INSTRUCTION ::
Your task is to retype the lines from the opening of the material through the line that includes "FC.1 BIOLOGICAL, CULTURAL". Do not copy the pictures.

+++ GIVEN DATA +++

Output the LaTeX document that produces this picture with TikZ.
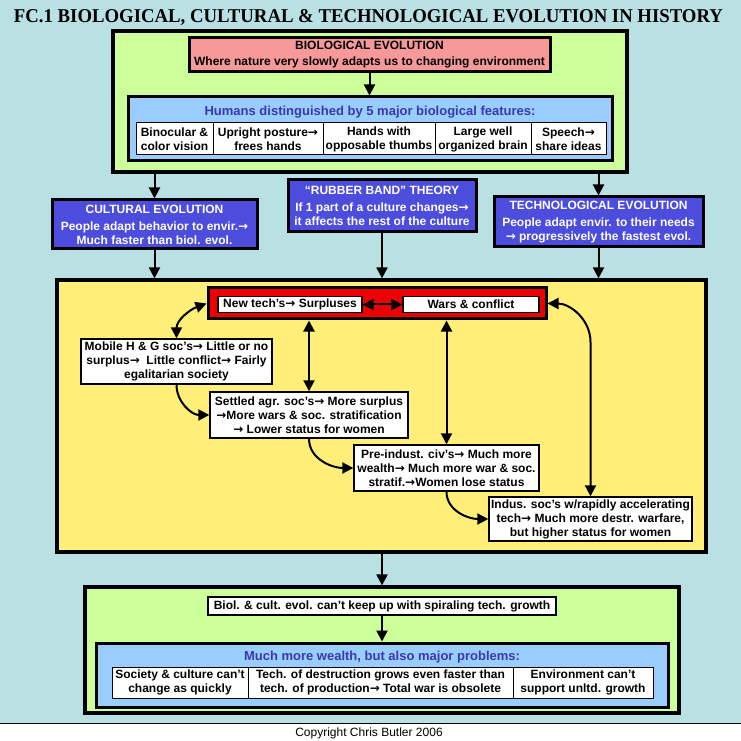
\documentclass[tikz,border=0pt]{standalone}
\usepackage{fontspec}
\setmainfont{Liberation Sans}
\newfontfamily\titlefont{Liberation Serif}
\newfontfamily\arrowfont{DejaVu Sans}
\usetikzlibrary{arrows.meta}
\definecolor{bgteal}{RGB}{185,224,226}
\definecolor{lgreen}{RGB}{204,255,153}
\definecolor{pinkbox}{RGB}{247,153,153}
\definecolor{lblue}{RGB}{153,204,255}
\definecolor{vio}{RGB}{76,76,221}
\definecolor{hdrblue}{RGB}{58,58,168}
\definecolor{ylw}{RGB}{255,238,119}
\definecolor{redbox}{RGB}{238,0,0}
\newcommand{\ra}{{\arrowfont\bfseries →}}
\begin{document}
\begin{tikzpicture}[x=1pt,y=1pt,
  body/.style={font=\fontsize{12}{14}\selectfont\bfseries, align=center},
  bigbox/.style={draw=black, line width=3.2pt, inner sep=0pt},
  vbox/.style={draw=black, line width=3pt, fill=vio, text=white, body, inner sep=0pt},
  wbox/.style={draw=black, line width=1.4pt, fill=white, body, inner sep=0pt},
  cell/.style={draw=black, line width=1pt, fill=white, body, inner sep=0pt},
  hdr/.style={font=\fontsize{13}{15}\selectfont\bfseries, text=hdrblue, inner sep=0pt},
  arr/.style={line width=2pt, -{Triangle[length=11pt,width=11pt]}},
  darr/.style={line width=2pt, {Triangle[length=11pt,width=11pt]}-{Triangle[length=11pt,width=11pt]}}
]
\useasboundingbox (0,0) rectangle (741,740);
\fill[bgteal] (0,0) rectangle (741,740);
\fill[white] (0,0) rectangle (741,17);
\draw[line width=0.8pt] (0,17) -- (741,17);

% title
\node[anchor=base, inner sep=0pt] (title) at (368.5,717.5)
  {\resizebox{709pt}{13pt}{\titlefont\bfseries FC.1 BIOLOGICAL, CULTURAL \& TECHNOLOGICAL EVOLUTION IN HISTORY}};

% top green block
\node[bigbox, fill=lgreen, minimum width=514, minimum height=141] (topg) at (370,638.5) {};
\node[draw=black, line width=3pt, fill=pinkbox, body, inner sep=0pt, minimum width=361, minimum height=34] (pink) at (369.5,685)
  {BIOLOGICAL EVOLUTION\\[2pt] Where nature very slowly adapts us to changing environment};
\node[bigbox, line width=3pt, fill=lblue, minimum width=484, minimum height=64] (blue) at (370,611) {};
\node[hdr] (hum) at (370,628) {Humans distinguished by 5 major biological features:};
\node[cell, minimum width=77, minimum height=32] (c1) at (174.5,601) {Binocular \&\\ color vision};
\node[cell, minimum width=110, minimum height=32] (c2) at (268,601) {Upright posture\ra\\ frees hands};
\node[cell, minimum width=112, minimum height=32] (c3) at (379,601) {Hands with\\ opposable thumbs};
\node[cell, minimum width=96, minimum height=32] (c4) at (483,601) {Large well\\ organized brain};
\node[cell, minimum width=75, minimum height=32] (c5) at (568.5,601) {Speech\ra\\ share ideas};
\draw[arr] (pink.south) -- (pink.south |- blue.north);

% three violet boxes
\node[vbox, minimum width=205, minimum height=49] (cult) at (154.5,515.5)
  {CULTURAL EVOLUTION\\[3pt] People adapt behavior to envir.\ra\\ Much faster than biol. evol.};
\node[vbox, minimum width=188, minimum height=52] (rubber) at (382,534)
  {“RUBBER BAND” THEORY\\[3pt] If 1 part of a culture changes\ra\\ it affects the rest of the culture};
\node[vbox, minimum width=209, minimum height=50] (tech) at (598.5,518)
  {TECHNOLOGICAL EVOLUTION\\[3pt] People adapt envir. to their needs\\ \ra\ progressively the fastest evol.};

% yellow block
\node[bigbox, fill=ylw, minimum width=649, minimum height=272] (yel) at (381.5,324) {};
\node[draw=black, line width=3pt, fill=redbox, minimum width=338, minimum height=31, inner sep=0pt] (red) at (377,436.5) {};
\node[wbox, line width=1.2pt, minimum width=144, minimum height=16] (newtech) at (290,435.5) {New tech's\ra\ Surpluses};
\node[wbox, line width=1.2pt, minimum width=136, minimum height=16] (wars) at (471,435.5) {Wars \& conflict};
\node[wbox, minimum width=191, minimum height=45] (mobile) at (176.5,378.5)
  {Mobile H \& G soc's\ra\ Little or no\\ surplus\ra\ \ Little conflict\ra\ Fairly\\ egalitarian society};
\node[wbox, minimum width=198, minimum height=46] (settled) at (309,325)
  {Settled agr. soc's\ra\ More surplus\\ \ra More wars \& soc. stratification\\ \ra\ Lower status for women};
\node[wbox, minimum width=185, minimum height=46] (preind) at (446.5,272)
  {Pre-indust. civ's\ra\ Much more\\ wealth\ra\ Much more war \& soc.\\ stratif.\ra Women lose status};
\node[wbox, minimum width=203, minimum height=44] (indus) at (590.5,221)
  {Indus. soc's w/rapidly accelerating\\ tech\ra\ Much more destr. warfare,\\ but higher status for women};
\coordinate (rbend) at (590.5,398);

% bottom green block
\node[bigbox, fill=lgreen, minimum width=594, minimum height=126] (botg) at (382,90) {};
\node[wbox, minimum width=348, minimum height=18] (biol) at (382,134)
  {Biol. \& cult. evol. can't keep up with spiraling tech. growth};
\node[bigbox, line width=3pt, fill=lblue, minimum width=572, minimum height=64] (blue2) at (382,65) {};
\node[hdr] (much) at (382,83) {Much more wealth, but also major problems:};
\node[cell, minimum width=136, minimum height=31] (d1) at (180,57.5) {Society \& culture can't\\ change as quickly};
\node[cell, minimum width=265, minimum height=31] (d2) at (380.5,57.5) {Tech. of destruction grows even faster than\\ tech. of production\ra\ Total war is obsolete};
\node[cell, minimum width=140, minimum height=31] (d3) at (583,57.5) {Environment can't\\ support unltd. growth};

% connectors
\draw[arr] (cult.north |- topg.south) -- (cult.north);
\draw[arr] (tech.north |- topg.south) -- (tech.north);
\draw[arr] (cult.south) -- (cult.south |- yel.north);
\draw[arr] (rubber.south) -- (rubber.south |- yel.north);
\draw[arr] (tech.south) -- (tech.south |- yel.north);
\draw[darr] (newtech.east) -- (wars.west);
\draw[darr] (red.west) to[out=200,in=90] (mobile.north);
\draw[darr] (settled.north |- red.south) -- (settled.north);
\draw[darr] (preind.north |- red.south) -- (preind.north);
\draw[darr] (red.east) to[out=0,in=90] (rbend) -- (indus.north);
\draw[arr] (mobile.south) to[out=-90,in=180] (settled.west);
\draw[arr] (settled.south) to[out=-90,in=180] (preind.west);
\draw[arr] (preind.south) to[out=-90,in=180] (indus.west);
\draw[arr] (botg.north |- yel.south) -- (botg.north);
\draw[arr] (biol.south) -- (blue2.north);

% copyright
\node[anchor=base, font=\fontsize{12}{14}\selectfont, inner sep=0pt] (copy) at (369,4) {Copyright Chris Butler 2006};
\end{tikzpicture}
\end{document}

+++

WORKED ANSWER ::
Output the LaTeX document that produces this picture with TikZ.
\documentclass[tikz,border=0pt]{standalone}
\usepackage{fontspec}
\setmainfont{Liberation Sans}
\newfontfamily\titlefont{Liberation Serif}
\newfontfamily\arrowfont{DejaVu Sans}
\usetikzlibrary{arrows.meta}
\definecolor{bgteal}{RGB}{185,224,226}
\definecolor{lgreen}{RGB}{204,255,153}
\definecolor{pinkbox}{RGB}{247,153,153}
\definecolor{lblue}{RGB}{153,204,255}
\definecolor{vio}{RGB}{76,76,221}
\definecolor{hdrblue}{RGB}{58,58,168}
\definecolor{ylw}{RGB}{255,238,119}
\definecolor{redbox}{RGB}{238,0,0}
\newcommand{\ra}{{\arrowfont\bfseries →}}
\begin{document}
\begin{tikzpicture}[x=1pt,y=1pt,
  body/.style={font=\fontsize{12}{14}\selectfont\bfseries, align=center},
  bigbox/.style={draw=black, line width=3.2pt, inner sep=0pt},
  vbox/.style={draw=black, line width=3pt, fill=vio, text=white, body, inner sep=0pt},
  wbox/.style={draw=black, line width=1.4pt, fill=white, body, inner sep=0pt},
  cell/.style={draw=black, line width=1pt, fill=white, body, inner sep=0pt},
  hdr/.style={font=\fontsize{13}{15}\selectfont\bfseries, text=hdrblue, inner sep=0pt},
  arr/.style={line width=2pt, -{Triangle[length=11pt,width=11pt]}},
  darr/.style={line width=2pt, {Triangle[length=11pt,width=11pt]}-{Triangle[length=11pt,width=11pt]}}
]
\useasboundingbox (0,0) rectangle (741,740);
\fill[bgteal] (0,0) rectangle (741,740);
\fill[white] (0,0) rectangle (741,17);
\draw[line width=0.8pt] (0,17) -- (741,17);

% title
\node[anchor=base, inner sep=0pt] (title) at (368.5,717.5)
  {\resizebox{709pt}{13pt}{\titlefont\bfseries FC.1 BIOLOGICAL, CULTURAL \& TECHNOLOGICAL EVOLUTION IN HISTORY}};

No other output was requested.